Der Second Screen ist inzwischen Alltag – wie kann die klassische TV-Werbung mit der dadurch sinkenden Aufmerksamkeit in Werbepausen umgehen?
Das ist sicherlich für die Werbetreibenden und Agenturen gleichermaßen eine Herausforderung. Man sollte allerdings hervorheben, dass auch vor der Massenverbreitung von Smartphones der TV Zuschauer Werbepausen zur „Zerstreuung“ genutzt hat: Sei es durch das Aufnehmen der TV Zeitschrift oder das Gespräch mit seinem Partner. Zu glauben, vorher hätte jeder TV Zuschauer in der Werbeunterbrechung gebannt auf das TV Gerät geschaut, wäre naiv. TV Spots hatten also immer schon die Aufgabe, die Aufmerksamkeit des Zuschauers zunächst einmal auf sich zu ziehen. Und die Bedingungen dafür sind ideal, denn das TV Gerät ist groß – heute deutlich größer als noch vor wenigen Jahren – und eigentlich immer im Sichtfeld. Zudem bietet die Tonspur vielerlei Optionen. Das zeigen auch einige Studien zur Blickfeldforschung: TV ist am häufigsten Impulsgeber für die Aufmerksamkeit des Zuschauers. Dies kann aber natürlich auch der negative Impuls sein weg zu schauen und das Smartphone in die Hand zu nehmen. Beispielsweise weil Werbung läuft, die den Zuschauer nicht interessiert. Der Blick des Zuschauers ist aber niemals starr, er wandert permanent zwischen den Screens hin und her. Der Kreation des Spot kommt damit heute eine noch größere Bedeutung bei.
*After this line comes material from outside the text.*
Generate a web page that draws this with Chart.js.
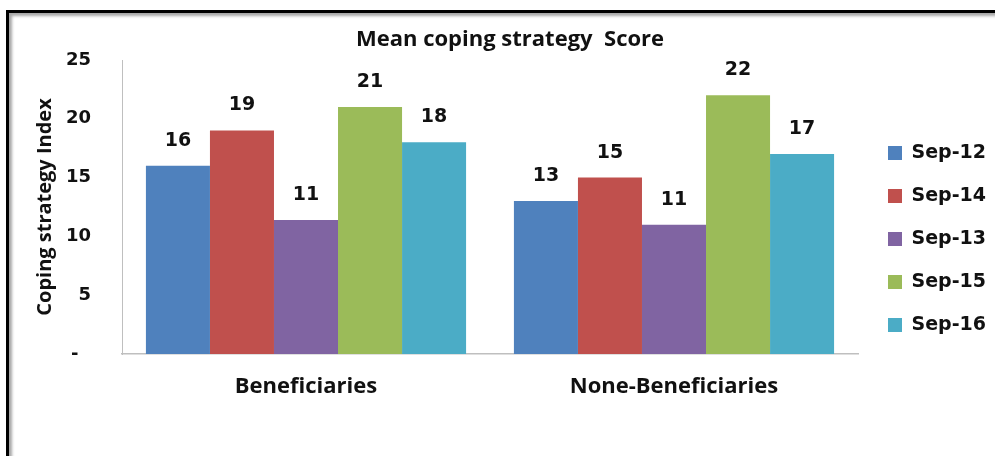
<!DOCTYPE html>
<html>
<head>
<meta charset="utf-8">
<script src="https://cdn.jsdelivr.net/npm/chart.js@4"></script>
<style>
  html, body { margin: 0; padding: 0; background: #fff; }
  #wrap { position: relative; width: 995px; height: 456px; overflow: hidden; }
  #frame { position: absolute; left: 6px; top: 10px; width: 1100px; height: 600px;
           border-left: 3px solid #000; border-top: 3px solid #000;
           box-shadow: inset 3px 3px 3px rgba(0,0,0,0.35); }
  #c { position: absolute; left: 0; top: 0; }
</style>
</head>
<body>
<div id="wrap">
  <div id="frame"></div>
  <canvas id="c" width="995" height="456"></canvas>
</div>
<script>
const categories = ['Beneficiaries', 'None-Beneficiaries'];
const seriesNames = ['Sep-12', 'Sep-14', 'Sep-13', 'Sep-15', 'Sep-16'];
const sep12 = [16, 13];
const sep14 = [19, 15];
const sep13 = [11.4, 11];
const sep15 = [21, 22];
const sep16 = [18, 17];
const yTicks = [0, 5, 10, 15, 20, 25];
const colors = ['#4F81BD', '#C0504D', '#8064A2', '#9BBB59', '#4BACC6'];

const seriesValues = [sep12, sep14, sep13, sep15, sep16];

Chart.defaults.font.family = 'Open Sans';
Chart.defaults.color = '#000';

const legendFix = {
  id: 'legendFix',
  beforeLayout(chart) {
    const lg = chart.legend;
    if (lg && !lg._fixed) {
      const f = lg.fit;
      lg.fit = function () { f.call(this); this.width = 137; };
      lg._fixed = true;
    }
  },
  afterLayout(chart) {
    const lg = chart.legend;
    if (lg) { lg.left += 6; lg.right += 6; lg.top += 4; lg.bottom += 4; }
  }
};

const dataLabels = {
  id: 'dataLabels',
  afterDatasetsDraw(chart) {
    const ctx = chart.ctx;
    ctx.save();
    ctx.font = 'bold 19px "DejaVu Sans"';
    ctx.fillStyle = '#111';
    ctx.textAlign = 'center';
    ctx.textBaseline = 'middle';
    chart.data.datasets.forEach((ds, i) => {
      chart.getDatasetMeta(i).data.forEach((el, j) => {
        ctx.fillText(String(Math.round(ds.data[j])), el.x, el.y - 25);
      });
    });
    ctx.restore();
  }
};

new Chart(document.getElementById('c'), {
  type: 'bar',
  data: {
    labels: categories,
    datasets: seriesNames.map((n, i) => ({
      label: n,
      data: seriesValues[i],
      backgroundColor: colors[i],
      borderWidth: 0,
      categoryPercentage: 0.87,
      barPercentage: 1.0
    }))
  },
  options: {
    responsive: false,
    animation: false,
    layout: { padding: { top: 14, left: 25, right: 0, bottom: 0 } },
    plugins: {
      title: {
        display: true,
        text: 'Mean coping strategy  Score',
        font: { family: 'Open Sans', weight: 'bold', size: 22 },
        color: '#111',
        padding: { top: 13, bottom: 6.6 }
      },
      legend: {
        position: 'right',
        labels: {
          font: { family: 'DejaVu Sans', weight: 'bold', size: 19 },
          color: '#111',
          boxWidth: 14,
          boxHeight: 14,
          padding: 24
        }
      },
      tooltip: { enabled: false }
    },
    scales: {
      x: {
        grid: { display: false, drawTicks: false },
        border: { display: true, color: '#BFBFBF', width: 1.5 },
        ticks: {
          font: { family: 'Open Sans', weight: 'bold', size: 22 },
          color: '#111',
          padding: 20
        },
        afterFit(scale) { scale.height = 102; }
      },
      y: {
        min: 0,
        max: 25,
        afterBuildTicks(scale) { scale.ticks = yTicks.map(v => ({ value: v })); },
        grid: { display: false, drawTicks: false },
        border: { display: true, color: '#BFBFBF', width: 1 },
        ticks: {
          font: { family: 'DejaVu Sans', weight: 'bold', size: 18 },
          color: '#111',
          padding: 31,
          callback: (v) => v === 0 ? '-\u2007' : String(v)
        },
        title: {
          display: true,
          text: 'Coping strategy Index',
          font: { family: 'Open Sans', weight: 'bold', size: 20 },
          color: '#111',
          padding: { top: 8, bottom: 0 }
        },
        afterFit(scale) { scale.width = 97; }
      }
    }
  },
  plugins: [legendFix, dataLabels]
});
</script>
</body>
</html>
Welche Rolle spielen insbesondere Text und Ton bei der TV-Werbung in Zeiten des Second Screen?
Insbesondere der Tonspur kommt eine extrem wichtige Aufgabe zu, denn sie hat die größte Chance, die Aufmerksamkeit des Zuschauers wieder auf den Big Screen zurück zu holen. Dabei zeigt sich, dass es nicht unbedingt die großen Knalleffekte sein müssen. Absolute Stille kann manchmal den größten Effekt haben, ebenso wie ausgefallene Wortschöpfungen, eine interessante Stimme oder ein Trigger, der klar macht, wer jetzt genau aufpassen sollte. Textelemente können dies ebenfalls bewirken, wenn sie auch aus dem Augenwinkel heraus wahrgenommen werden.
Welche Chancen ergeben sich umgekehrt dadurch, dass ein Interaktions-Device in der Hand des Zuschauers liegt?
In erster Linie ist die Hemmschwelle für Direct Response viel kleiner geworden. Wenn ich etwas Interessantes sehe, muss ich mir das nicht merken und später im Web nachschauen, ich tue dies oftmals sofort. Zumindest für den ersten Blick auf das beworbene Produkt oder die Dienstleistung. Insofern profitieren beispielsweise e-commerce Kunden immens. Aber auch für Marken-Artikler muss das kein Nachteil sein, denn auch für sie sind weiterführende Webangebote wichtig und im Zweifel ist der Weg für Stammkäufer viel kürzer, ein interessantes Produkt, auf das sie aufmerksam geworden sind, via Social Media im Follower-Kreis zu verbreiten. Die Messbarkeit solcher Effekte unterstreicht zudem die Wirkungskraft des Mediums TV und eröffnet wieder Optimierungsoptionen für die Kampagne.
Welche Chancen und Herausforderungen ergeben sich bei Channel-übergreifenden Kampagnen durch die zunehmende Verbreitung von Smart-TV-Geräten?
Ich glaube hier stehen wir noch ziemlich am Anfang. Sowohl was die Screen-übergreifende Datenbasis betrifft, als auch beim kreativen Einsatz dessen. Auch die Forschungslage ist hier noch dünn. Ob wirklich ein Doppelkontakt auf zwei verschiedenen Screens zum annähernd gleichen Zeitpunkt eine höhere Wirkung hat als zu zwei unterschiedlichen Zeitpunkten, ist nicht geklärt und darf zumindest angezweifelt werden. Spannender wird das Thema Retargeting über verschiedene Screens hinweg, auch im Sinne einer Maximierung von Netto-Reichweite. Wenn ich weiß, dass eine Person keinen Kontakt auf dem TV Screen hatte und ich sie dann gezielt auf dem Smartphone ansprechen kann, eröffnen sich ganz neue Möglichkeiten. Hier werden die kommenden Jahre sicherlich spannende Ansätze hervorbringen.